Rivayet olunur ki, kuşların hükümdarı olan Simurg Anka, bilgi ağacının dallarında yaşar ve her şeyi bilirmiş. Kuşlar, Simurg’a inanır ve onun kendilerini kurtaracağını düşünürlermiş. Kuşlar dünyasında her şey ters gittikçe, onlar da Simurg’u bekler dururlarmış. Ne var ki Simurg ortada görünmedikçe kuşkulanır olmuşlar ve sonunda umudu kesmişler. Derken bir gün uzak bir ülkeden bir kuş sürüsü, Simurg’un kanadından bir telek bulmuş. Simurg’un var olduğunu anlayan dünyadaki tüm kuşlar toplanmışlar ve hep birlikte Simurg’un huzuruna gidip yardım istemeye karar vermişler. Ancak Simurg’un yuvası, etekleri bulutların üzerinde olan kafdağı’nın tepesindeymiş. Oraya varmak için yedi dipsiz vadiyi aşmaları gerekiyormuş. Kuşlar hep birlikte göğe doğru uçmaya başlamışlar. Yorulanlar ve düşenler olmuş. Önce bülbül geri dönmüş, güle olan aşkını hatırlayıp; papağan, o güzelim tüylerini bahane etmiş –oysa tüyleri yüzünden kafese kapatılırmış-, kartal yükseklerdeki krallığını bırakamamış, baykuş yıkıntılarını özlemiş, balıkçıl kuş, bataklığını... Yedi vadi üzerinde uçtukça sayıları anbean azalıyormuş. Altıncı vadi "şaşkınlık", yedincisi ise "yokoluş" vadisi imiş. Kaf dağına vardıklarında geriye otuz kuş kalmış. Simurg’un yuvasını bulunca öğrenmişler ki, Simurg Anka, "otuz kuş" demekmiş. Onların hepsi de Simurg’muş. Her biri de Simurg’muş.

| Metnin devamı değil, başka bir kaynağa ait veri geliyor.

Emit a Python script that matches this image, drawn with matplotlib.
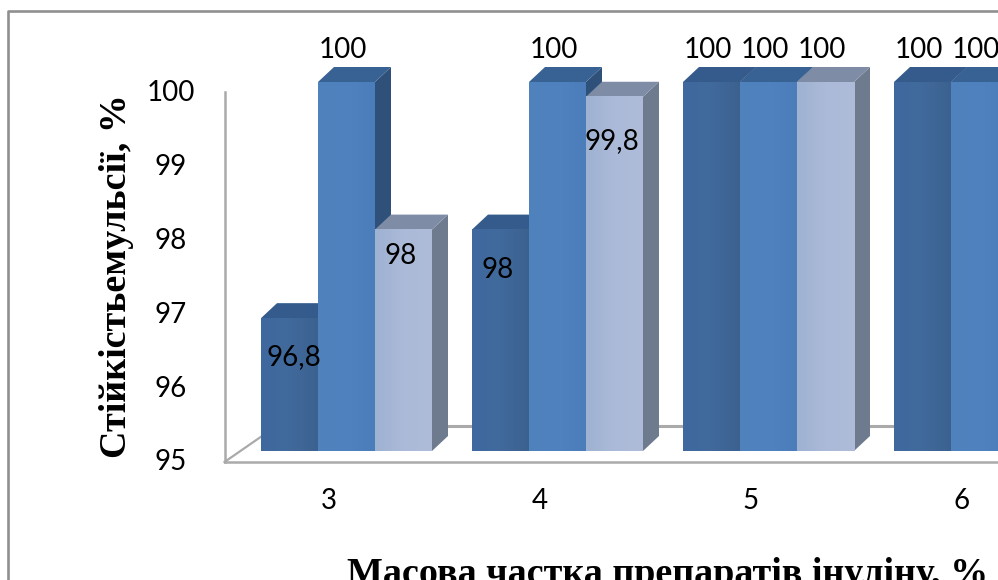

Örgütlü toplum her zaman demokrasiyi, insan haklarını tetikleyen bir unsur olmuştur. Fakat bu bir kişiyle olacak iş değil. İçimizden birini temsilci seçip bizim adımıza bizim haklarımızı savunmasını beklemek biraz Nasrettin hoca ile Timur’un filleri hikayesine benzer.
Örgütlü toplum yukardan aşağıya değil aşağıdan yukarıya doğru olursa etkili olur. Buda bilgili, donanımlı insanlar topluğu sayesinde olabilir ancak. Bırakalım engellileri Türkiye’de örgütlenme adına doğru dürüst bir örnek bile yok. Bu anlamda herkesin, her bireyin tek tek bu bilince varıp yukarıya baskı yapması lazım. Ancak o zaman bahsettiğiniz/bahsettiğimiz örgütlü toplum ve hak arama eylemi gerçekleşmiş olur.
 
F

Fırtına

Guest
zümrüdü anka kuşunun hikayesi çok anlamlı.. anlayana çok şey anlatıyor..

engellilerin yıllardır ayrımcılığa uğradığını düşünürsek-ki, düşünüyoruz/biliyoruz ve biliniyor.. öyleyse ülkemizde; ''evet evet'' demokrasi yok..!!!
haklarımızı korumak ve kabullendirmek adına; bizlere sahip çıkacak bir önder yerine, hepimiz bin önder (simurg) olsak çok daha iyi olur diye düşünüyorum..
 

gülümse_hayata

Üye
Üye
Katılım
Kas 9, 2010
Mesajlar
16,299
Tepkime Puanı
15
Puanları
0
Yaş
49
Biz tür insanları olarak yönetilmeyi seviyoruz galiba hep başımızda biri olsun ne yana çekerse o yana gidelim bakışındayız. Bana kalırsa bu hiçte uygun değil her kes bir birey ve herkezin kendine has düşünceleri var. Evet birlikten kuvvet doğar bu hafife alınacak gibi bir kuvvet değil hemde oldukça büyük bir kuvvet.

Herkez kendi adına bilinçlenirse içinde bulunduğu şartları düzeltmek adına çabalarsa bunun imkanları her neredeyse oraya başvurursa bir lidere gerek kalmaz toplu halde herkes bütün olarak liderleşir hatta ve hatta dahada fayda sağlayıcı olur diye düşünüyorum.